By the definition of dissociativity, \(1_A^{(m)}(x)\leq m!\) for all \(x\in G\). We are done since

\[ \sum _x 1_A^{(m)}(x) = \left\lvert A\right\rvert ^m. \]

TODO(Thomas): This proof is wrong.

Lemma 2.11 ✓

If \(A\subseteq G\) contains no dissociated set with \(\geq K+1\) elements then there is \(A'\subseteq A\) of size \(\left\lvert A'\right\rvert \leq K\) such that

\[ A\subseteq \left\{ \sum _{a\in A'}c_aa : c_a\in \{ -1,0,1\} \right\} . \]

Proof ▼

Let \(A'\subseteq A\) be a maximal dissociated subset (this exists and is non-empty, since trivially any singleton is dissociated). We have \(\left\lvert A'\right\rvert \leq K\) by assumption.

Let \(S\) be the span on the right-hand side. It is obvious that \(A'\subseteq S\). Suppose that \(x\in A\backslash A'\). Then \(A'\cup \{ x\} \) is not dissociated by maximality. Therefore there exists some \(y\in G\) and two distinct sets \(B,C\subseteq A'\cup \{ x\} \) such that

\[ \sum _{b\in B}b = y = \sum _{c\in C} c. \]

If \(x\not\in B\) and \(x\not\in C\) then this contradicts the dissociativity of \(A'\). If \(x\in B\) and \(x\in C\) then we have

\[ \sum _{b\in B\backslash x}b=y-x=\sum _{c\in C\backslash x}c, \]

again contradicting the dissociativity of \(A'\). Without loss of generality, therefore, \(x\in B\) and \(x\not\in C\). Therefore

\[ x=\sum _{c\in C}c - \sum _{b\in B\backslash x}b \]

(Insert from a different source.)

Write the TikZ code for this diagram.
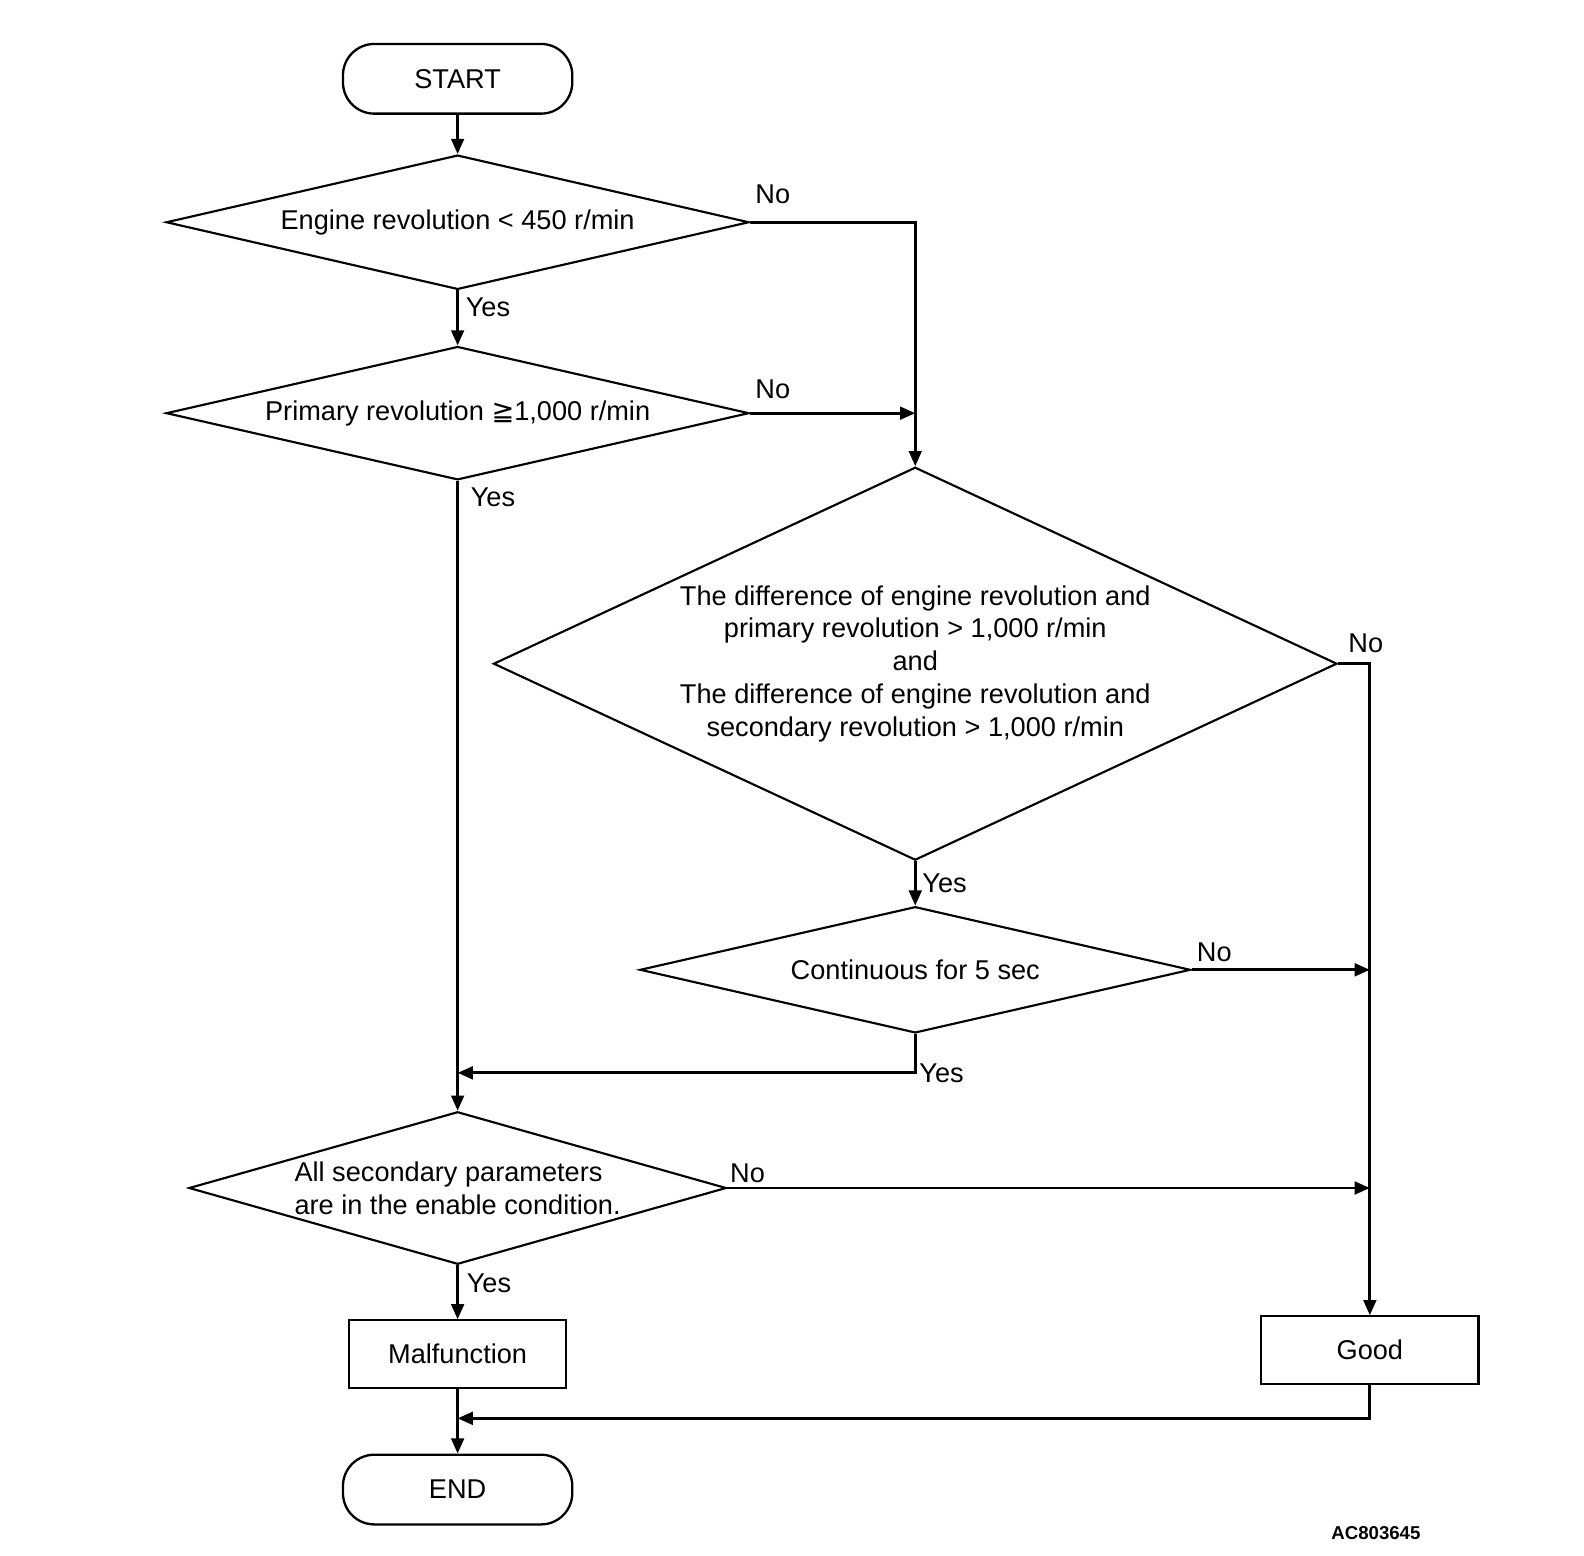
\documentclass[tikz,border=0pt]{standalone}
\usepackage{fontspec}
\setmainfont{Liberation Sans}
\newfontfamily\symfont{DejaVu Sans}
\usetikzlibrary{shapes.geometric,arrows.meta}
\begin{document}
\begin{tikzpicture}[every node/.style={font=\fontsize{15.3}{18.5}\selectfont},
  arr/.style={line width=1.6pt, -{Triangle[length=0.3cm, width=0.25cm]}},
  terminal/.style={draw, line width=1.3pt, rounded corners=0.62cm, minimum width=4.54cm, minimum height=1.38cm},
  decision/.style={draw, diamond, line width=1.2pt, inner sep=0pt, align=center},
  process/.style={draw, line width=1.2pt, minimum width=4.3cm, minimum height=1.34cm},
  lbl/.style={inner sep=0pt}]
  \useasboundingbox (0,0) rectangle (31.36,-30.8);

  \node[terminal] (start) at (9.06,-1.56) {START};

  \node[decision, aspect=4.34, minimum width=11.54cm, minimum height=2.66cm] (engine) at (9.06,-4.40)
  {Engine revolution < 450 r/min};

  \node[decision, aspect=4.37, minimum width=11.54cm, minimum height=2.64cm] (primary) at (9.06,-8.18)
  {Primary revolution {\symfont ≧}1,000 r/min};

  \node[decision, aspect=2.15, minimum width=16.7cm, minimum height=7.78cm] (diff) at (18.12,-13.14)
  {The difference of engine revolution and\\
  primary revolution > 1,000 r/min\\
  and\\
  The difference of engine revolution and\\
  secondary revolution > 1,000 r/min};

  \node[decision, aspect=4.36, minimum width=10.9cm, minimum height=2.5cm] (cont) at (18.12,-19.20)
  {Continuous for 5 sec};

  \node[decision, aspect=3.52, minimum width=10.64cm, minimum height=3.02cm, align=left] (params) at (9.06,-23.52)
  {All secondary parameters\\ are in the enable condition.};

  \node[process] (malf) at (9.06,-26.81) {Malfunction};
  \node[process] (good) at (27.12,-26.73) {Good};

  \node[terminal] (end) at (9.06,-29.49) {END};

  \coordinate (join) at (9.06,-21.24);
  \coordinate (merge) at (9.06,-28.08);

  \draw[arr] (start) -- (engine);
  \draw[arr] (engine.east) -| (diff.north);
  \draw[arr] (engine) -- (primary);
  \draw[arr] (primary.east) -- (primary.east -| diff.north);
  \draw[arr] (primary) -- (params);
  \draw[arr] (diff.east) -| (good.north);
  \draw[arr] (diff) -- (cont);
  \draw[arr] (cont.east) -- (cont.east -| good.north);
  \draw[arr] (cont.south) |- (join);
  \draw[arr] (params.east) -- (params.east -| good.north);
  \draw[arr] (params) -- (malf);
  \draw[arr] (malf) -- (end);
  \draw[arr] (good.south) |- (merge);

  \node[lbl] (no1) at (15.30,-3.84) {No};
  \node[lbl] (yes1) at (9.66,-6.08) {Yes};
  \node[lbl] (no2) at (15.30,-7.70) {No};
  \node[lbl] (yes2) at (9.76,-9.84) {Yes};
  \node[lbl] (no3) at (27.04,-12.74) {No};
  \node[lbl] (yes3) at (18.70,-17.48) {Yes};
  \node[lbl] (no5) at (24.04,-18.86) {No};
  \node[lbl] (yes5) at (18.64,-21.24) {Yes};
  \node[lbl] (no4) at (14.80,-23.22) {No};
  \node[lbl] (yes4) at (9.68,-25.40) {Yes};

  \node[font=\fontsize{10.5}{12}\selectfont\bfseries] (code) at (27.24,-30.36) {AC803645};
\end{tikzpicture}
\end{document}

which is in the span as required.

Theorem 2.12 Chang’s lemma ✓

Let \(G\) be a finite abelian group and \(f:G\to \mathbb {C}\). Let \(\eta {\gt}0\) and \(\alpha =N^{-1}\lVert f\rVert _1^2/\lVert f\rVert _2^2\). There exists some \(\Delta \subseteq \Delta _\eta (f)\) such that

\[ \left\lvert \Delta \right\rvert \leq \lceil e\mathcal{L}(\alpha )\eta ^{-2}\rceil \]

and

\[ \Delta _\eta (f)\subseteq \left\{ \sum _{\gamma \in \Delta }c_\gamma \gamma : c_\gamma \in \{ -1,0,1\} \right\} . \]

Proof ▼

By Lemma 2.11 it suffices to show that \(\Delta _\eta (f)\) contains no dissociated set with at least

\[ K= \lceil e\mathcal{L}(\alpha )\eta ^{-2}\rceil +1 \]

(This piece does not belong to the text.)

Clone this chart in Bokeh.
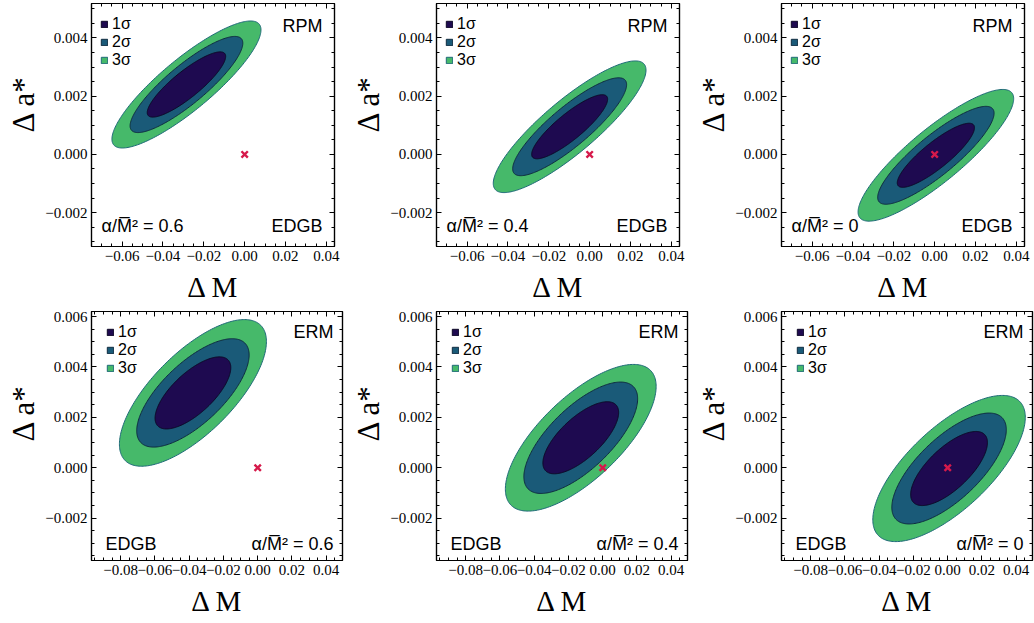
import numpy as np
from bokeh.plotting import figure
from bokeh.models import Label, Legend, LegendItem, LinearAxis, FixedTicker, Range1d, Title
from bokeh.layouts import column, row
from bokeh.embed import file_html
from bokeh.resources import INLINE

# ---------------- data ----------------
levels = ["1σ", "2σ", "3σ"]
level_colors = ["#1e0a50", "#1a5a78", "#46b96a"]
level_lines = ["#0d0826", "#0f2c40", "#1f6a78"]

# top row: RPM
rpm_alpha = ["0.6", "0.4", "0"]
rpm_center_M = [-0.0285, -0.0098, 0.0006]
rpm_center_a = [0.0024, 0.00095, -0.00003]
rpm_half_M = [[0.0192, 0.0276, 0.0365], [0.0186, 0.0279, 0.0374], [0.0189, 0.0285, 0.0381]]
rpm_half_a = [[0.00112, 0.00165, 0.00218], [0.0011, 0.00168, 0.00226], [0.0011, 0.00168, 0.00226]]
rpm_rho = [0.86, 0.86, 0.86]

# bottom row: ERM
erm_alpha = ["0.6", "0.4", "0"]
erm_center_M = [-0.0378, -0.0128, 0.0008]
erm_center_a = [0.00297, 0.00119, -0.00003]
erm_half_M = [[0.0221, 0.0328, 0.0429], [0.0221, 0.0332, 0.044], [0.0224, 0.0334, 0.0445]]
erm_half_a = [[0.00143, 0.00215, 0.00291], [0.00143, 0.00221, 0.00291], [0.00147, 0.0022, 0.0029]]
erm_rho = [0.7, 0.7, 0.7]

# fiducial point
true_M = [0.0]
true_a = [0.0]

# ticks
x_ticks_top = [-0.06, -0.04, -0.02, 0.0, 0.02, 0.04]
x_tick_labels_top = ["−0.06", "−0.04", "−0.02", "0.00", "0.02", "0.04"]
x_ticks_bot = [-0.08, -0.06, -0.04, -0.02, 0.0, 0.02, 0.04]
x_tick_labels_bot = ["−0.08", "−0.06", "−0.04", "−0.02", "0.00", "0.02", "0.04"]
y_ticks_top = [-0.002, 0.0, 0.002, 0.004]
y_tick_labels_top = ["−0.002", "0.000", "0.002", "0.004"]
y_ticks_bot = [-0.002, 0.0, 0.002, 0.004, 0.006]
y_tick_labels_bot = ["−0.002", "0.000", "0.002", "0.004", "0.006"]

x_range_top = (-0.075, 0.044)
y_range_top = (-0.00316, 0.00518)
x_range_bot = (-0.097, 0.0495)
y_range_bot = (-0.00368, 0.0062)

SANS = "Liberation Sans"
SERIF = "Liberation Serif"


def ellipse(cx, cy, hx, hy, rho, n=240):
    t = np.linspace(0, 2 * np.pi, n)
    xs = cx + hx * np.cos(t)
    ys = cy + hy * (rho * np.cos(t) + np.sqrt(1 - rho ** 2) * np.sin(t))
    return xs, ys


def style_axis(ax, ticks, labels, minor, show):
    ax.ticker = FixedTicker(ticks=ticks, minor_ticks=minor)
    ax.major_tick_in = 5
    ax.major_tick_out = 0
    ax.minor_tick_in = 3
    ax.minor_tick_out = 0
    ax.axis_line_color = "black"
    ax.axis_line_width = 1.2
    ax.major_tick_line_color = "black"
    ax.minor_tick_line_color = "black"
    if show:
        ax.major_label_overrides = {t: l for t, l in zip(ticks, labels)}
        ax.major_label_text_font = SERIF
        ax.major_label_text_font_size = "15px"
        ax.major_label_text_color = "black"
        ax.major_label_standoff = 4
    else:
        ax.major_label_text_font_size = "1px"
        ax.major_label_text_color = None
        ax.major_label_standoff = 0


def panel(top, idx, right_border):
    if top:
        cM, ca, hM, ha, rho = rpm_center_M, rpm_center_a, rpm_half_M, rpm_half_a, rpm_rho
        xr, yr = x_range_top, y_range_top
        xt, xl, yt, yl = x_ticks_top, x_tick_labels_top, y_ticks_top, y_tick_labels_top
        fw, fh, bt, bb = 243, 243, 3, 64
        alpha_txt = rpm_alpha[idx]
        leg_x = 9
        ylab_off = 114
    else:
        cM, ca, hM, ha, rho = erm_center_M, erm_center_a, erm_half_M, erm_half_a, erm_rho
        xr, yr = x_range_bot, y_range_bot
        xt, xl, yt, yl = x_ticks_bot, x_tick_labels_bot, y_ticks_bot, y_tick_labels_bot
        fw, fh, bt, bb = 251, 249, 1, 63
        alpha_txt = erm_alpha[idx]
        leg_x = 15
        ylab_off = 119

    p = figure(frame_width=fw, frame_height=fh,
               x_range=Range1d(*xr), y_range=Range1d(*yr),
               x_axis_type=None, y_axis_type=None,
               output_backend="svg", toolbar_location=None,
               min_border_left=91, min_border_right=right_border,
               min_border_top=bt, min_border_bottom=bb,
               background_fill_color="white", border_fill_color="white")
    p.outline_line_color = "black"
    p.outline_line_width = 1.2

    xminor = list(np.round(np.arange(-0.1, 0.06, 0.005), 4))
    yminor = list(np.round(np.arange(-0.004, 0.0065, 0.0005), 5))

    xb = LinearAxis(axis_label="Δ M")
    style_axis(xb, xt, xl, xminor, True)
    xb.axis_label_text_font = SERIF
    xb.axis_label_text_font_style = "normal"
    xb.axis_label_text_font_size = "29px"
    xb.axis_label_standoff = 7
    xb.axis_label_text_color = "black"
    p.add_layout(xb, "below")

    yl_ax = LinearAxis()
    style_axis(yl_ax, yt, yl, yminor, True)
    p.add_layout(yl_ax, "left")

    ytitle = Title(text="Δ a*", align="left", offset=ylab_off, standoff=3,
                   vertical_align="bottom",
                   text_font=SERIF, text_font_size="31px", text_font_style="normal",
                   text_color="black")
    p.add_layout(ytitle, "left")

    xa = LinearAxis()
    style_axis(xa, xt, xl, xminor, False)
    p.add_layout(xa, "above")
    yr_ax = LinearAxis()
    style_axis(yr_ax, yt, yl, yminor, False)
    p.add_layout(yr_ax, "right")

    rends = []
    for k in (2, 1, 0):
        xs, ys = ellipse(cM[idx], ca[idx], hM[idx][k], ha[idx][k], rho[idx])
        r = p.patch(xs, ys, fill_color=level_colors[k], line_color=level_lines[k], line_width=1)
        rends.append((k, r))
    rends.sort()

    p.scatter(true_M, true_a, marker="x", size=9, line_width=2.4, line_color="#d61a4b")

    items = [LegendItem(label=levels[k], renderers=[r]) for k, r in rends]
    leg = Legend(items=items, location=(leg_x, fh - 66),
                 glyph_width=8, glyph_height=8, label_height=12,
                 label_text_font=SANS, label_text_font_size="16px",
                 label_text_color="black",
                 label_standoff=4, spacing=-4, padding=0, margin=0,
                 background_fill_alpha=0, border_line_alpha=0)
    p.add_layout(leg)

    model = "RPM" if top else "ERM"
    atext = "α/M\u0305² = " + alpha_txt
    fs = "18px"
    if top:
        p.add_layout(Label(x=fw - 12, y=fh - 32, x_units="screen", y_units="screen", text=model,
                           text_font=SANS, text_font_size=fs, text_color="black", text_align="right"))
        p.add_layout(Label(x=fw - 12, y=11, x_units="screen", y_units="screen", text="EDGB",
                           text_font=SANS, text_font_size=fs, text_color="black", text_align="right"))
        p.add_layout(Label(x=10, y=11, x_units="screen", y_units="screen", text=atext,
                           text_font=SANS, text_font_size=fs, text_color="black", text_align="left"))
    else:
        p.add_layout(Label(x=fw - 9, y=fh - 30, x_units="screen", y_units="screen", text=model,
                           text_font=SANS, text_font_size=fs, text_color="black", text_align="right"))
        p.add_layout(Label(x=14, y=7, x_units="screen", y_units="screen", text="EDGB",
                           text_font=SANS, text_font_size=fs, text_color="black", text_align="left"))
        p.add_layout(Label(x=fw - 9, y=7, x_units="screen", y_units="screen", text=atext,
                           text_font=SANS, text_font_size=fs, text_color="black", text_align="right"))
    return p


top_row = row(panel(True, 0, 11), panel(True, 1, 11), panel(True, 2, 10))
bot_row = row(panel(False, 0, 3), panel(False, 1, 3), panel(False, 2, 2))
layout = column(top_row, bot_row)

open("out.html", "w").write(file_html(layout, INLINE))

many elements. Suppose not, and let \(\Delta \subseteq \Delta _\eta (f)\) be a dissociated set of size \(K\). Then by Lemma 2.10 we have, for any \(m\geq 1\),

\[ E_{2m}(\Delta )\leq m!K^m. \]

On the other hand, by Lemma 2.8,

\[ \eta ^{2m}\alpha K^{2m}\leq E_{2m}(\Delta ). \]

Rearranging these bounds, we have

\[ K^m \leq m! \alpha ^{-1}\eta ^{-2m}\leq m^m\alpha ^{-1}\eta ^{-2m}. \]

Therefore \(K\leq \alpha ^{-1/m}m\eta ^{-2}\). This is a contradiction to the choice of \(K\) if we choose \(m=\mathcal{L}(\alpha )\), since \(\alpha ^{-1/m}\leq e\).